ASP pricing for memory is pushing out SSD adoption, Harari added, though he said he feels that's just as well because the market is in good balance at the moment. If SSD were to take off anytime in the next six months, Harari said it would exacerbate the supply situation.
He also acknowledged that reliability is hit or miss from one vendor to the next. "You've seen the issues that we've had with our third generation, but frankly I believe that all the major manufacturers of SSD are seeing similar birth pains. But we know what the issues are and we know what needs to be done architecturally, and NAND will be up to the task.
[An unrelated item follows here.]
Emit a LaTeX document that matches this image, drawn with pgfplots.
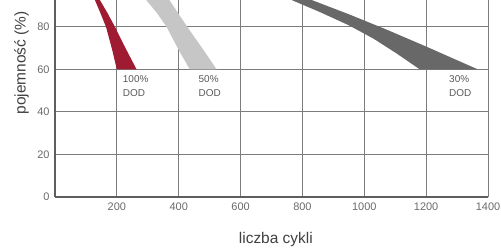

I have no doubt about that, that on a monthly basis, we are making progress, improving our performance and our quality and reliability, and so do our competitors," he said.
Merritt said there has been a problem with NAND supply because there hasn't been a new fab brought on line in two years, and it takes two years to three years to build a new plant. That's why Apple can literally wipe out the market for a few weeks when it buys vast amounts of memory for a new product launch.
Between the economic collapse of 2008 and the oversupply of DRAM, memory makers were hardly rolling in money. Thanks to the recent shortage, prices have spiked.
"I think NAND suppliers are trying to tip toe around the fact memory capacity is tightening and memory makers are making progress filling up their bank accounts, but no one wants to make an issue of shortages," Merritt said.
"You hate to see a market start and get shut off because of a lack of parts," he added.